La política ha cambiado a peor y creo que hoy es casi imposible reclutar a profesionales independientes, algo en lo que los partidos tampoco se muestran muy interesados. Quien quiera hoy pasar por ese noviciado debe considerar al adversario como un enemigo y juzgarle equivocado en todo. Entretanto, ha de juzgar que los suyos no yerran en nada, pues una consecuencia a menudo inadvertida de la polarización es que también exige un peaje de lealtad y ausencia de crítica en las filas propias.
En aquel momento ya había que andar con pies de plomo para que no te hicieran una foto fuera de contexto. Las redes empezaban a convertirse en el lugar digital de la conversación pública, pero Twitter (ahora X) molaba. Hoy cualquiera que aspire a hacer política, sabe que la máquina de insultos y odio se activará de inmediato. En estos días un aluvión de gente —entre la que me encuentro— está abandonando esa red social tóxica para establecerse en Bluesky y otros lugares menos poblados. Tal vez esta evolución nos dé pronto buenas noticias.
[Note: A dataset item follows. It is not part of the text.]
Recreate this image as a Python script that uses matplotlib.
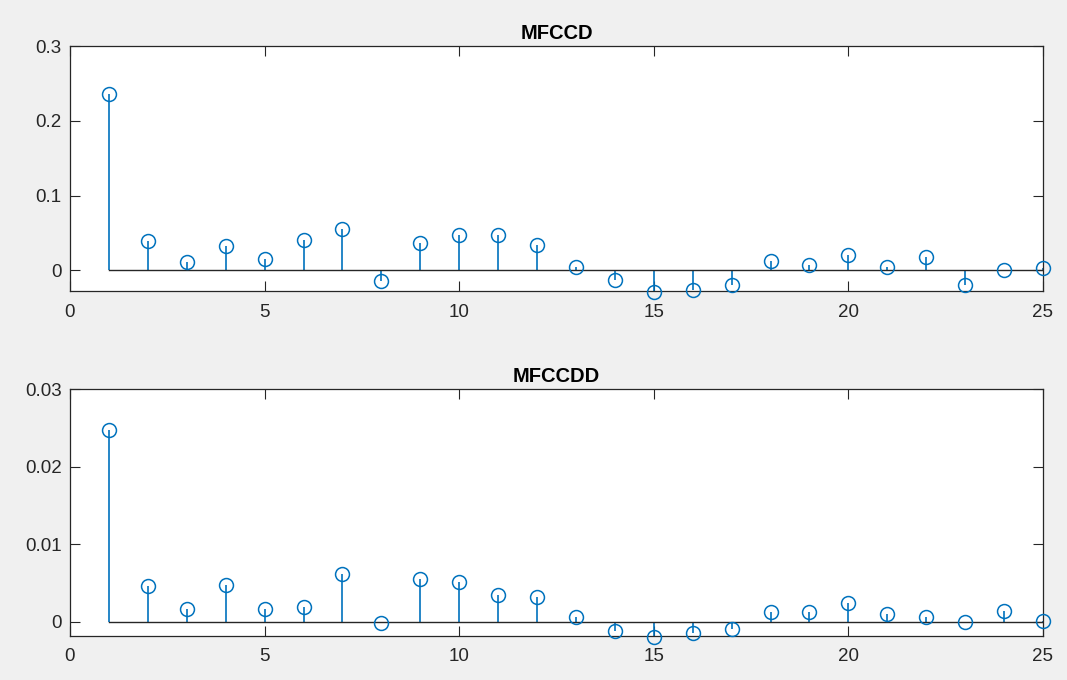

La extrema derecha ha inundado de violencia verbal los parlamentos. Y quien quiera participar en política debe asumir que le pueden fabricar un escándalo a sus familiares, lo que más duele. Poco importa el error o imprudencia cometida, se publicará y se denunciará como un presunto delito. Da igual que el acusado sea inocente y así lo reconozca en el futuro una sentencia: lo importante es el proceso judicial, que arruina la reputación más sólida. Para quienes viven de su trabajo, esto es dramático: ejercer tu profesión después de una etapa en política se complica cuando tu nombre ha sido arrastrado por el fango. Los futuros líderes progresistas con ganas de luchar por sus convicciones tendrán que asumir los sacrificios de la política no solo para ellos, sino también para sus cónyuges. Para empeorar la situación, el rifirrafe político se ha convertido en un contenido más del menú de entretenimiento: un imán para narcisistas. Sí, siempre ha habido narcisistas en política (también en el periodismo), el problema es que, en la economía de la atención, solo ellos parecen capaces de ganar dividendo mediático.
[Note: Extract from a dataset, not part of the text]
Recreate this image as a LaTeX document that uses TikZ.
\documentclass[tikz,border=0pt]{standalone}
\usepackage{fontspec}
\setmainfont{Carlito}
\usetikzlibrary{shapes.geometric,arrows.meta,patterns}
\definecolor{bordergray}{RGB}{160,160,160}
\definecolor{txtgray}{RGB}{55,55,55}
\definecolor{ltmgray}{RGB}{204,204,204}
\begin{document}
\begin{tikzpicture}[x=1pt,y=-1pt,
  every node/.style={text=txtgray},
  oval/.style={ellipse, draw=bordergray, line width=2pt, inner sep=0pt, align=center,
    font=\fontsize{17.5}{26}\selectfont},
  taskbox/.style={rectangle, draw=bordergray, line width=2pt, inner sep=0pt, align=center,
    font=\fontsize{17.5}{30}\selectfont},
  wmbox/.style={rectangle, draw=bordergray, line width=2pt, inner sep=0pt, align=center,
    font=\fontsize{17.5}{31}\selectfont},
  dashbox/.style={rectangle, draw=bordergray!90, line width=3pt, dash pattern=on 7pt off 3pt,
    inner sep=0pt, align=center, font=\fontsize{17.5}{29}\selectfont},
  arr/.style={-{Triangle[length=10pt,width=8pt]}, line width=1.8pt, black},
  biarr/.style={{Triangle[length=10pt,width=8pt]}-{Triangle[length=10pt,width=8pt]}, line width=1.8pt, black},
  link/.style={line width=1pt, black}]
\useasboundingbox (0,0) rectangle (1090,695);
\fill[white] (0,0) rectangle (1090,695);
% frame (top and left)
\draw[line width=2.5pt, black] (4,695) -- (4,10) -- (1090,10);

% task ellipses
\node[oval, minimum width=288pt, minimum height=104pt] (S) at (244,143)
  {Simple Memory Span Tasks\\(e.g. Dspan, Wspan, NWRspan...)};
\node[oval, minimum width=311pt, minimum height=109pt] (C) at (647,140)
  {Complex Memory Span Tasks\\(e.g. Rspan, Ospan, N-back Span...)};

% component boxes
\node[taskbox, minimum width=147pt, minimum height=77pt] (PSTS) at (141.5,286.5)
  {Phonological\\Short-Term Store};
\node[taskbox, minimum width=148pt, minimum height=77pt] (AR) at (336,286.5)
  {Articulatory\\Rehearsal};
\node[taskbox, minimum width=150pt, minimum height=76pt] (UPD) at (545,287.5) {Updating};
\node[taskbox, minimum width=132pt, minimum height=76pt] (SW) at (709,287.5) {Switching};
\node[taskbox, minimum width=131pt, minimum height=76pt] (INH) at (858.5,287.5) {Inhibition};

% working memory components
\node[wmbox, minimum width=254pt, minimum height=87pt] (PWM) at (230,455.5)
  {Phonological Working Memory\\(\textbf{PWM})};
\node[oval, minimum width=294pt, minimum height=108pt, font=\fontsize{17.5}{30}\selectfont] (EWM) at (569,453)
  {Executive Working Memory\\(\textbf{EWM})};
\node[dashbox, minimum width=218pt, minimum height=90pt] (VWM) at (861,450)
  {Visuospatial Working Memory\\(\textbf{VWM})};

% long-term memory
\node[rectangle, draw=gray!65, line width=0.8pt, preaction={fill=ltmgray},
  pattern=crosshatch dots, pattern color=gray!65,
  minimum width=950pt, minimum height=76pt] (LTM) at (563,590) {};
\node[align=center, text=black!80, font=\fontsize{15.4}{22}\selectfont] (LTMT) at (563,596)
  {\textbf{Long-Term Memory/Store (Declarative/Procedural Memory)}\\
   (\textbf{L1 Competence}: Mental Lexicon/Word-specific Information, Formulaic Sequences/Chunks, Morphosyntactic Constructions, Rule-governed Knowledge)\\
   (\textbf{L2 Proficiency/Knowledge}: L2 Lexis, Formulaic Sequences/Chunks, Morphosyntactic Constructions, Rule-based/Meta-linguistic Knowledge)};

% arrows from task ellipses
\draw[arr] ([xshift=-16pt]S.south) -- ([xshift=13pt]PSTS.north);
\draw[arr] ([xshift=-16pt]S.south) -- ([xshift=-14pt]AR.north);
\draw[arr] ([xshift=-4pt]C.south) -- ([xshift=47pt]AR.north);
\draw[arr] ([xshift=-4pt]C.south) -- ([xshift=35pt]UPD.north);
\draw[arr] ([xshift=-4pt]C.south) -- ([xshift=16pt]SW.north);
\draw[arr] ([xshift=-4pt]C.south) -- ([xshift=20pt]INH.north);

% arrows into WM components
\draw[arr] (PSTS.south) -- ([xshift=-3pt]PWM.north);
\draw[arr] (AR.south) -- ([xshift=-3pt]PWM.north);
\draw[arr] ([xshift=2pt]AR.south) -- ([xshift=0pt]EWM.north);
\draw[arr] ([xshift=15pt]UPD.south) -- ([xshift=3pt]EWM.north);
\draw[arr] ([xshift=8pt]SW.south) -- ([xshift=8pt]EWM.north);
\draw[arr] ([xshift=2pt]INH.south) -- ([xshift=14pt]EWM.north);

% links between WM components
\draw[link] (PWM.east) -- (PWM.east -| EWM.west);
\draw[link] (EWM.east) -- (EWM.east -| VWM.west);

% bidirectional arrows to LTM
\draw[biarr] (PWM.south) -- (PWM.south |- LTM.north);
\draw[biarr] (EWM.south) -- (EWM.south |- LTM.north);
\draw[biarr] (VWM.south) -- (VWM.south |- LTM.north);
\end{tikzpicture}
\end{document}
Por si esto fuera poco, en un mundo que cambia muy rápido, las cosas resultan aún más complicadas. Un profesional que quiera volver al sector privado tras una etapa en política, puede verse desactualizado. La administración no se caracteriza por su carácter innovador. La transición digital es en los mejores casos el mero traslado de la maraña burocrática al mundo virtual.
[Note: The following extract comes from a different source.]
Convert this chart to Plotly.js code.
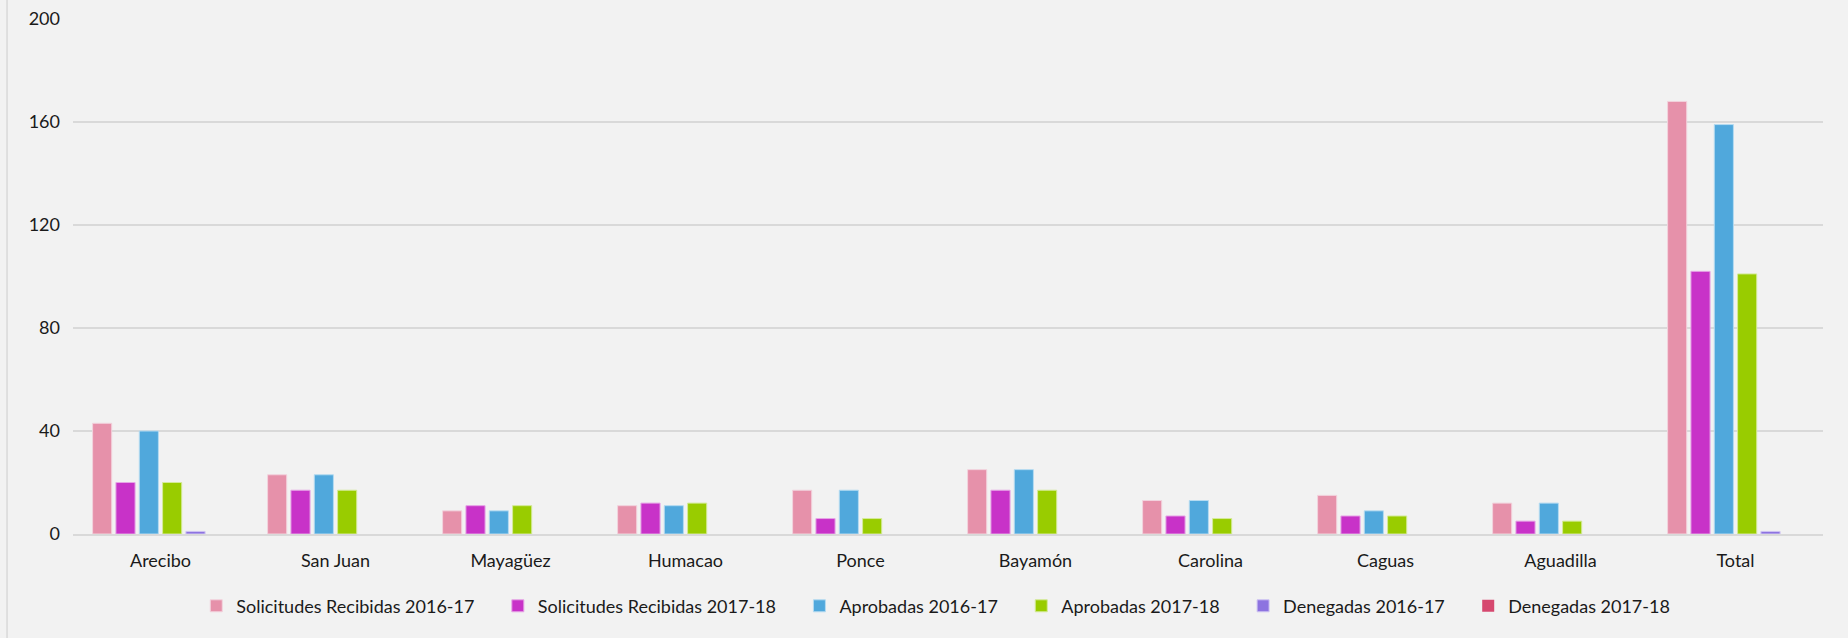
<!DOCTYPE html>
<html>
<head>
<meta charset="utf-8">
<script src="https://cdn.plot.ly/plotly-3.0.1.min.js"></script>
<style>
  html, body { margin: 0; padding: 0; background: #f2f2f2; }
  #chart { width: 1848px; height: 638px; }
</style>
</head>
<body>
<div id="chart"></div>
<script>
const categories = ["Arecibo", "San Juan", "Mayagüez", "Humacao", "Ponce", "Bayamón", "Carolina", "Caguas", "Aguadilla", "Total"];
const seriesNames = ["Solicitudes Recibidas 2016-17", "Solicitudes Recibidas 2017-18", "Aprobadas 2016-17", "Aprobadas 2017-18", "Denegadas 2016-17", "Denegadas 2017-18"];
const recibidas1617 = [43, 23, 9, 11, 17, 25, 13, 15, 12, 168];
const recibidas1718 = [20, 17, 11, 12, 6, 17, 7, 7, 5, 102];
const aprobadas1617 = [40, 23, 9, 11, 17, 25, 13, 9, 12, 159];
const aprobadas1718 = [20, 17, 11, 12, 6, 17, 6, 7, 5, 101];
const denegadas1617 = [1, 0, 0, 0, 0, 0, 0, 0, 0, 1];
const denegadas1718 = [0, 0, 0, 0, 0, 0, 0, 0, 0, 0];
const yTicks = [0, 40, 80, 120, 160, 200];

const seriesValues = [recibidas1617, recibidas1718, aprobadas1617, aprobadas1718, denegadas1617, denegadas1718];
const colors = ["#e691aa", "#c832c8", "#50a8dc", "#99cc00", "#8d73e0", "#d6486f"];
const lineColors = ["#f2d3dd", "#e6a5e6", "#b5dbf1", "#d4ea99", "#cfc4f2", "#eeb5c5"];
const legendPad = "\u00a0\u00a0\u00a0\u00a0";

const traces = seriesNames.map((name, i) => ({
  type: "bar",
  name: name + (i < seriesNames.length - 1 ? legendPad : ""),
  x: categories,
  y: seriesValues[i],
  marker: {
    color: colors[i],
    line: { color: lineColors[i], width: seriesValues[i].map(v => (v === 0 ? 0 : 1)) }
  },
  hoverinfo: "x+y"
}));

const font = { family: "Lato, 'Open Sans', sans-serif", size: 18, color: "#1a1a1a" };

const layout = {
  width: 1848,
  height: 638,
  paper_bgcolor: "#f2f2f2",
  plot_bgcolor: "#f2f2f2",
  margin: { l: 73, r: 25, t: 19, b: 104 },
  barmode: "group",
  bargap: 0.2,
  bargroupgap: 0.18,
  font: font,
  xaxis: {
    type: "category",
    showline: true,
    linecolor: "#d9d9d9",
    linewidth: 1.5,
    ticks: "",
    tickfont: font,
    ticklabelstandoff: 10,
    showgrid: false,
    zeroline: false
  },
  yaxis: {
    range: [0, 200],
    tickvals: yTicks,
    ticktext: yTicks.map(String),
    showgrid: true,
    gridcolor: "#d9d9d9",
    gridwidth: 1.5,
    zeroline: false,
    ticks: "",
    ticklabelstandoff: 12,
    tickfont: font
  },
  showlegend: true,
  legend: {
    orientation: "h",
    x: 0.493,
    xanchor: "center",
    y: -0.14,
    yanchor: "middle",
    font: font,
    itemwidth: 30,
    bgcolor: "rgba(0,0,0,0)",
    traceorder: "normal"
  },
  shapes: [
    { type: "line", xref: "paper", yref: "paper", x0: -0.0377, x1: -0.0377, y0: -0.21, y1: 1.04,
      line: { color: "#d9d9d9", width: 1.5 } }
  ]
};

Plotly.newPlot("chart", traces, layout, { displayModeBar: false, staticPlot: true });
</script>
</body>
</html>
Ha aumentado el riesgo private de ser político, así como la posibilidad de tener problemas legales o recibir insultos y amenazas. Se ha estrechado el espacio a los debates racionales. La consecuencia de todo ello es que se atrae a energúmenos narcisistas irresponsables a los que no les importa nada, salvo el poder. Gente como Donald Trump… Claro que, viéndole en la Casa Blanca, sospecho que este clima no es la consecuencia, sino el objetivo de quienes están convirtiendo la política en un lodazal inhabitable.